Refreshing my memory from the excellent Congress Souvenir handbook the following come to mind:
· the magnificence of Stormont (of course!)
· Nigel McClintock’s opening recital for Congress at the stunning St Peter’s RC Cathedral   (see pictures in Organists’ Review)
· the Brereton Recital given by Colm Carey on the fine Mulholland organ in the Ulster Hall that raised over £1000 for the Brereton Fund
·  a guided tour of Belfast City Hall including a stunning short concert by the young singers of Schola Cantorum directed by Nigel McClintock
·  Stephen Hamill’s entertaining and varied recital at St Anne’s Cathedral on the fine Harrison & Harrison organ, including Stephen’s own arrangement of The Elephant from Saint-Saens’ Carnival of the Animals – only playable if you have a 32ft reed!
All of this just on the first two days.

Friday commenced with perhaps one of the best Masterclasses I’ve ever attended, with Colm Carey instructing Thomas Allery and Benedict Todd.  Professor Desmond Hunter demonstrated the playing of early English keyboard music using the two organs in the attractively located Hillsborough Parish Church (George Pike England chamber organ 1795, and West End Snetzler 1773).  After a visit for lunch at the Demesne Palace, Armagh, (the Lady Mayoress waving us off when we left), we went to the lofty and resonant St Patrick’s R.C. Cathedral for a young Organists’ Composite recital given by Gerard Downey, Donal McCann and Paul Mullen.  Donal McCann’s (age 12!) playing of Howells’ Psalm Prelude Set1, No.1 was an astonishingly mature interpretation.  A short coach ride took us to the other St Patrick’s Cathedral in Armagh (Church of Ireland) for a recital by David Adams.  Memorable, for me, was the Prelude & Fugue sur le nom d’Alain by Durufle.

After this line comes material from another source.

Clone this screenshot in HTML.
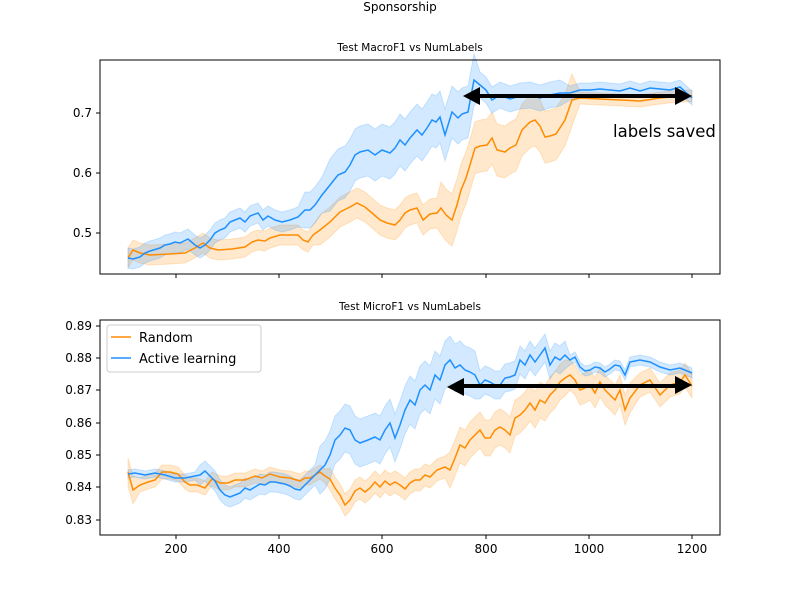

On Saturday we went to Londonderry for an organ recital by Ian Mills at St Columba’s Cathedral.  In a dead acoustic, the programme was rather uninspiring.  We were supposed to have visited the Guildhall, but overrunning building works prevented this and we went instead to Christ Church where Professor Desmond Hunter, who had to completely revise his programme, played the very attractive 3 manual Wells-Kenned partnership organ.  In the stupendously sunny afternoon the coaches took us to visit the Giant’s Causeway, a World Heritage Site.

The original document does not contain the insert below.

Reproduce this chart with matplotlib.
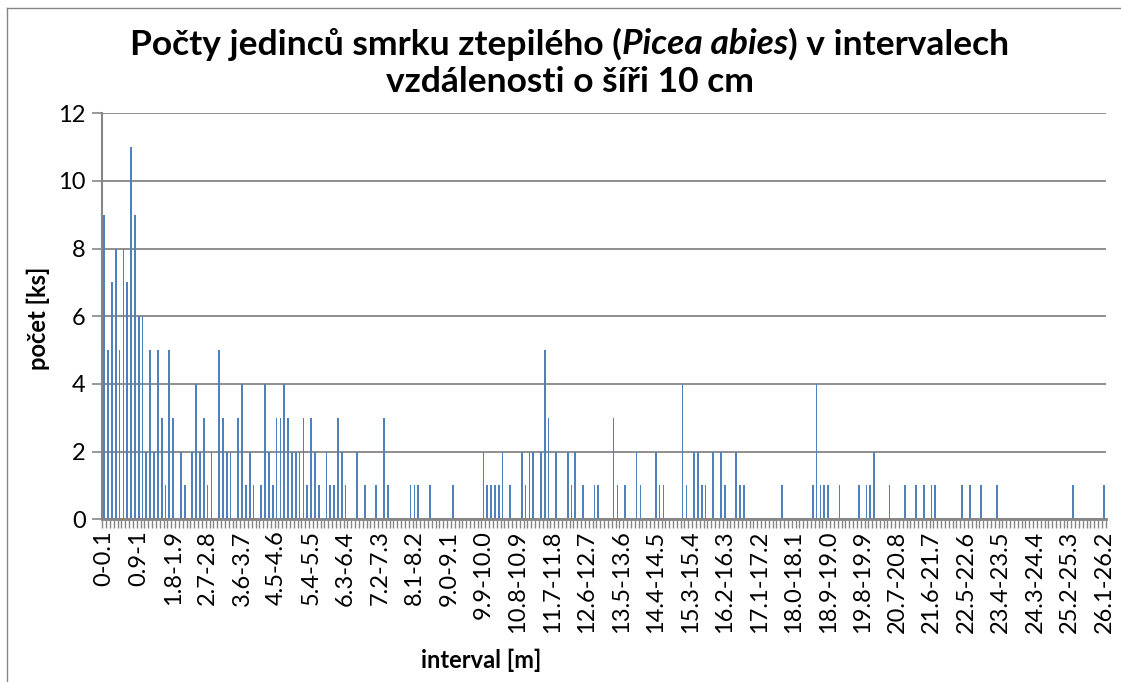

On Sunday the coaches took us to Dublin.  Morning Sung Eucharist, directed by Stuart Nicholson, recently moved from the sub-organist post at Birmingham St Phillip’s Cathedral. Their singing of the Widor Two-Organ Mass was another highlight for me.  Lunch was provided at Jurys Inn hotel.  For the afternoon session we visited Dublin’s two other Cathedrals; St Mary’s Pro-Cathedral for a recital by Professor Regard Gillen, and then Christ Church Cathedral for a recital by Peter Barley, this latter one ending with the rather challenging Carl Nielsen’s Commotio.  Not my cup of tea if I’m honest, and not helped by the Cathedral being open to the public – tourists with bleeping digital cameras – and extraneous noise from a near-by street market.

There’s much I haven’t mentioned, not because I didn’t enjoy it, but because I’m just picking out highlights. Overall impressions?  A crammed full Congress.  Lots of music, inevitably most that you like, others, less so. But meeting old friends and making new ones, good company, new experiences.  This is what Congress is all about.  The programme for next year’s Congress when we’re going to be based in Cheltenham already looks exciting.  I’ll be there.  If you haven’t come before, why not give it a try?